-------- TASK MATERIAL --------

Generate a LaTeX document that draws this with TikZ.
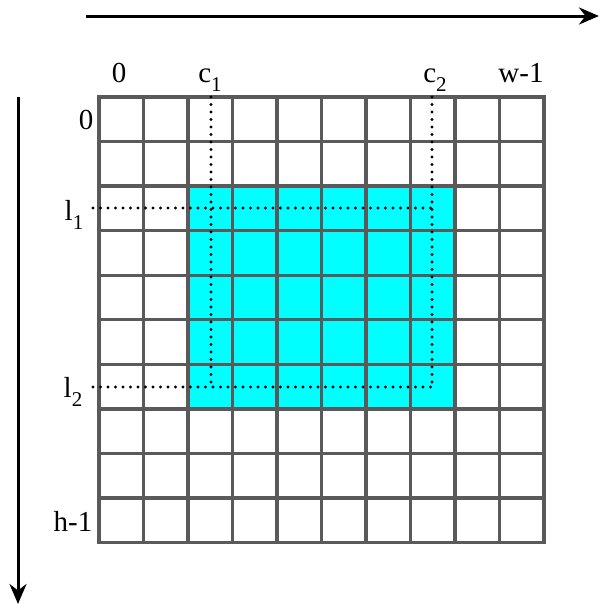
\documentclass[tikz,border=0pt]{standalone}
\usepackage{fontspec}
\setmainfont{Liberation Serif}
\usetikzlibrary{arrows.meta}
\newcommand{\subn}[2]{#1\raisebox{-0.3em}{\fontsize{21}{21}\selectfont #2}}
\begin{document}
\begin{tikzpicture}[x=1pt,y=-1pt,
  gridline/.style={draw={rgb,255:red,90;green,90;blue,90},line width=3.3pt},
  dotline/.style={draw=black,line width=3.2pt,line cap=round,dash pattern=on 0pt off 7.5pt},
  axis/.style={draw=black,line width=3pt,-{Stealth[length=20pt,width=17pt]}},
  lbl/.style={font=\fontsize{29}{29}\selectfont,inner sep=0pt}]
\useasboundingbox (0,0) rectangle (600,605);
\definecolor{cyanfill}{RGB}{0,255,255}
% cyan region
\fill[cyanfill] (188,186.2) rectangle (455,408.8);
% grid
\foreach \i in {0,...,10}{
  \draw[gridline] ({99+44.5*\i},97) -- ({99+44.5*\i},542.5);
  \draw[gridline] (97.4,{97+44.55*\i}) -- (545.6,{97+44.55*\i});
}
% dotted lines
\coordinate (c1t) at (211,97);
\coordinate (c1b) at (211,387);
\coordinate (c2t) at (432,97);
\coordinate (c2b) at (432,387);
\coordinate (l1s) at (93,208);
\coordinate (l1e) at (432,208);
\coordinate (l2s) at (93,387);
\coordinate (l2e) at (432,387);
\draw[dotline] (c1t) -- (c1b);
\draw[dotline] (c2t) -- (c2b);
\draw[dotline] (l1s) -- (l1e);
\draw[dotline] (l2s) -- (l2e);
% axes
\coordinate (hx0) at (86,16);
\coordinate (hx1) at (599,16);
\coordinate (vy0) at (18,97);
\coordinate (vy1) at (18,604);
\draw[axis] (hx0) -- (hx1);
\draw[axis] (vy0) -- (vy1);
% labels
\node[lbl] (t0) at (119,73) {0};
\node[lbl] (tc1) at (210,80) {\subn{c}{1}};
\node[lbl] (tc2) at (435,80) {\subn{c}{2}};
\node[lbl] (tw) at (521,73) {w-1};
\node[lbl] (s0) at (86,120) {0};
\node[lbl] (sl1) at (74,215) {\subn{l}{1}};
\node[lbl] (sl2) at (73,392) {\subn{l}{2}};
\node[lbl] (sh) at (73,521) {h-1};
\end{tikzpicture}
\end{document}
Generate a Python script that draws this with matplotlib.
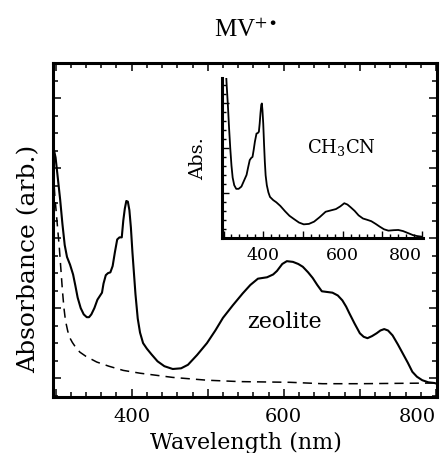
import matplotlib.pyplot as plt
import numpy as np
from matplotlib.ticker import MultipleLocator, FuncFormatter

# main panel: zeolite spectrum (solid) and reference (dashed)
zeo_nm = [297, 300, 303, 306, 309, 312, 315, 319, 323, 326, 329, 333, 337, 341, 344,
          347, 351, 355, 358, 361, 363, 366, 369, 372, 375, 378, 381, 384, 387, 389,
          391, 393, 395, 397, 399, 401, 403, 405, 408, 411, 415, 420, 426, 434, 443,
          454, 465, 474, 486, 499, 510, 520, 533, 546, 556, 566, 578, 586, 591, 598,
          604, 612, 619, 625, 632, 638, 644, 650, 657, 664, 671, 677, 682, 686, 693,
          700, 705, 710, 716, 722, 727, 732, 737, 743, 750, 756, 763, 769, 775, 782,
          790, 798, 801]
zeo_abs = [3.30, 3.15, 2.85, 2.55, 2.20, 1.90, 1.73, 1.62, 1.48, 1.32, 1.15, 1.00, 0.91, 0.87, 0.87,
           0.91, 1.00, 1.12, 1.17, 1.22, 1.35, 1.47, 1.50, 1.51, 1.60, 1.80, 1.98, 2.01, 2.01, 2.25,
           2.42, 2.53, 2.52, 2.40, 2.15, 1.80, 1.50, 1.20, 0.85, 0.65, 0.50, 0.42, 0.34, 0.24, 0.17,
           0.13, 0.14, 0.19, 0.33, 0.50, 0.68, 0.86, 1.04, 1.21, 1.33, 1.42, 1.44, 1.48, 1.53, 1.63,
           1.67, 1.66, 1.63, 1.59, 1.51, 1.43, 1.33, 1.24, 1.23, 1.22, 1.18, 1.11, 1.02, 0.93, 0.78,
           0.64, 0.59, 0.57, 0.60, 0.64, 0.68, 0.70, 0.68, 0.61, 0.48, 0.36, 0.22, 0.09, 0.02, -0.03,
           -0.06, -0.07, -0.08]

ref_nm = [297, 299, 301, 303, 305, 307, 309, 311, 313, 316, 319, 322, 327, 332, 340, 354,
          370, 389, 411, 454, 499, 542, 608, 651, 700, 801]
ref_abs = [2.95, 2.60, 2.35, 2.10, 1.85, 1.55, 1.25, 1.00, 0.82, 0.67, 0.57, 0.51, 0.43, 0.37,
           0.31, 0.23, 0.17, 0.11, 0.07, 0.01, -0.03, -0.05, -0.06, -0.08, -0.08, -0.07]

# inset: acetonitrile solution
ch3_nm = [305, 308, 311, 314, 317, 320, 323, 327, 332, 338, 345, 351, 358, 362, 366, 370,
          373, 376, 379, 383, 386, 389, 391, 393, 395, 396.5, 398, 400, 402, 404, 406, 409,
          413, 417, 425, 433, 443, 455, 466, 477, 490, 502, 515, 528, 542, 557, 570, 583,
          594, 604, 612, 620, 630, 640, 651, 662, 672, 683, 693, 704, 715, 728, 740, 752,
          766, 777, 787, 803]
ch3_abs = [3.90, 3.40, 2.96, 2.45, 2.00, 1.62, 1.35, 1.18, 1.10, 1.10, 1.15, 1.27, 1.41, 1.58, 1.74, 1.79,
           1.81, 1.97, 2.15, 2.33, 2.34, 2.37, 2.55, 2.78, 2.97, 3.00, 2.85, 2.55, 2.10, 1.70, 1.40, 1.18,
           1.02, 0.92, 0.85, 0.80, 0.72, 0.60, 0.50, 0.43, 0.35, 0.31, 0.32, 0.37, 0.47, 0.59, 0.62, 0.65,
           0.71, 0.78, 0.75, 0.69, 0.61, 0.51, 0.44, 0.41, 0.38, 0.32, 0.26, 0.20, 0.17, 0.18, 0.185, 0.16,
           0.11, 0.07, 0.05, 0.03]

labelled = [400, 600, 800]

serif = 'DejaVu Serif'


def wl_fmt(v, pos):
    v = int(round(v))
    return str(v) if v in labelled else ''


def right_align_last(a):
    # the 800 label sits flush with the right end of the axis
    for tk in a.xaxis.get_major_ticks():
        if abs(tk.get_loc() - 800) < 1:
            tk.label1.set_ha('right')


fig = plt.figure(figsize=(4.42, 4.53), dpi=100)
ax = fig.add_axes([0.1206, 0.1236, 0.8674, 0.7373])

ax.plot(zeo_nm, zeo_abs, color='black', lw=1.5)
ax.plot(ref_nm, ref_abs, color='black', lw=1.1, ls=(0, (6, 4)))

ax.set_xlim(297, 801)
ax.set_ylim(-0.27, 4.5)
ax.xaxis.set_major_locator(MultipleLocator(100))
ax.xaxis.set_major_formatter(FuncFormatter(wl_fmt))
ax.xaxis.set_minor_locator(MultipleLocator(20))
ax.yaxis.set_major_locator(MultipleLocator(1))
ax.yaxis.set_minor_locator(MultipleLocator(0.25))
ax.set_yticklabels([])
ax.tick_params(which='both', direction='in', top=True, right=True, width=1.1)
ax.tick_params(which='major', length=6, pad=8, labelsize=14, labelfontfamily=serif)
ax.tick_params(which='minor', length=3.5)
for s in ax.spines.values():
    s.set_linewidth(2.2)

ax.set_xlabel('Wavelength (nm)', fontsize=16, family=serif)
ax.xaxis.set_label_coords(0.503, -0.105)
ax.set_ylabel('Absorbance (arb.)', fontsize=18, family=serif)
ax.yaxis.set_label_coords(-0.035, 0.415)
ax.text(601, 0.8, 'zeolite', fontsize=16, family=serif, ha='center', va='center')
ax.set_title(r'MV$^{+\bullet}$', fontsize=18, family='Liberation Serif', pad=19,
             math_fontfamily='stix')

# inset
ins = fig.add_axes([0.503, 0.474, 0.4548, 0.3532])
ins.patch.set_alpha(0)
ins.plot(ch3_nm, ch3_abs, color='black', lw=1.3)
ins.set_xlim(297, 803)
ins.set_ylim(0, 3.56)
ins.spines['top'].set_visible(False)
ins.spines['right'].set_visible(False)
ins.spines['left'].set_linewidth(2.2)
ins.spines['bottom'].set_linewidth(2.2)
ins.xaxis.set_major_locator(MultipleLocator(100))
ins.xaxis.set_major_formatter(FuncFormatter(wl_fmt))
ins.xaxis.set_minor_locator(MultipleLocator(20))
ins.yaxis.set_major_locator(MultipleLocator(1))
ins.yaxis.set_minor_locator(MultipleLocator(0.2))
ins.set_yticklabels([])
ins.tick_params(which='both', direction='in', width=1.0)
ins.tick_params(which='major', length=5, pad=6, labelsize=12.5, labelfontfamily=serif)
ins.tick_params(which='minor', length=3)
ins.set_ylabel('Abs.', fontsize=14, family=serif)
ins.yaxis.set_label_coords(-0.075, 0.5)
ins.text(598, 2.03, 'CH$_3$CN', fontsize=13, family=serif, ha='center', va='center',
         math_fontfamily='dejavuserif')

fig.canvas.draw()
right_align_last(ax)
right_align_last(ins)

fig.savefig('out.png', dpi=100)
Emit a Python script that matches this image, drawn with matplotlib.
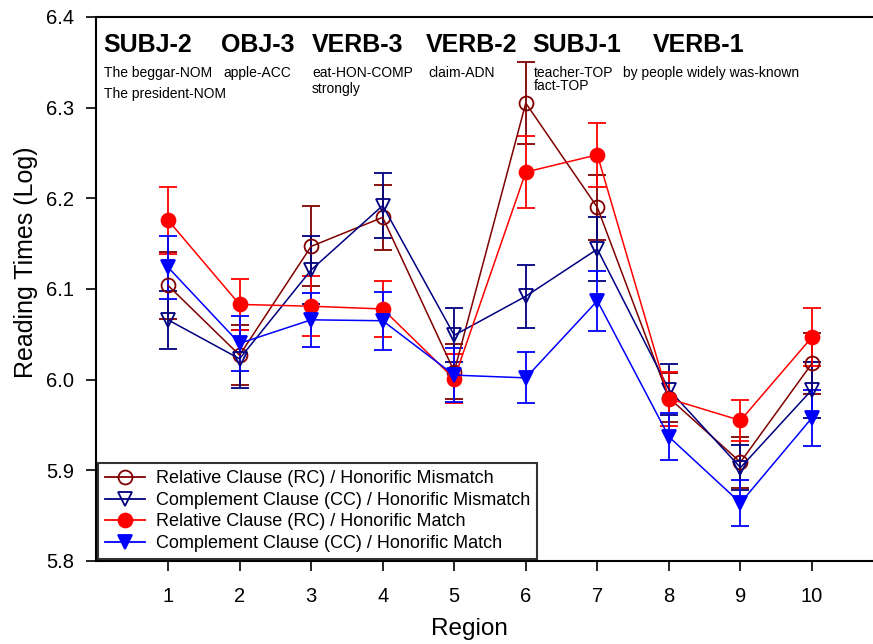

--------

*TASK DESCRIPTION:*
Collect every line above that contains the word "this".

*PROBLEM SOLUTION:*
Generate a LaTeX document that draws this with TikZ.
Generate a Python script that draws this with matplotlib.
Emit a Python script that matches this image, drawn with matplotlib.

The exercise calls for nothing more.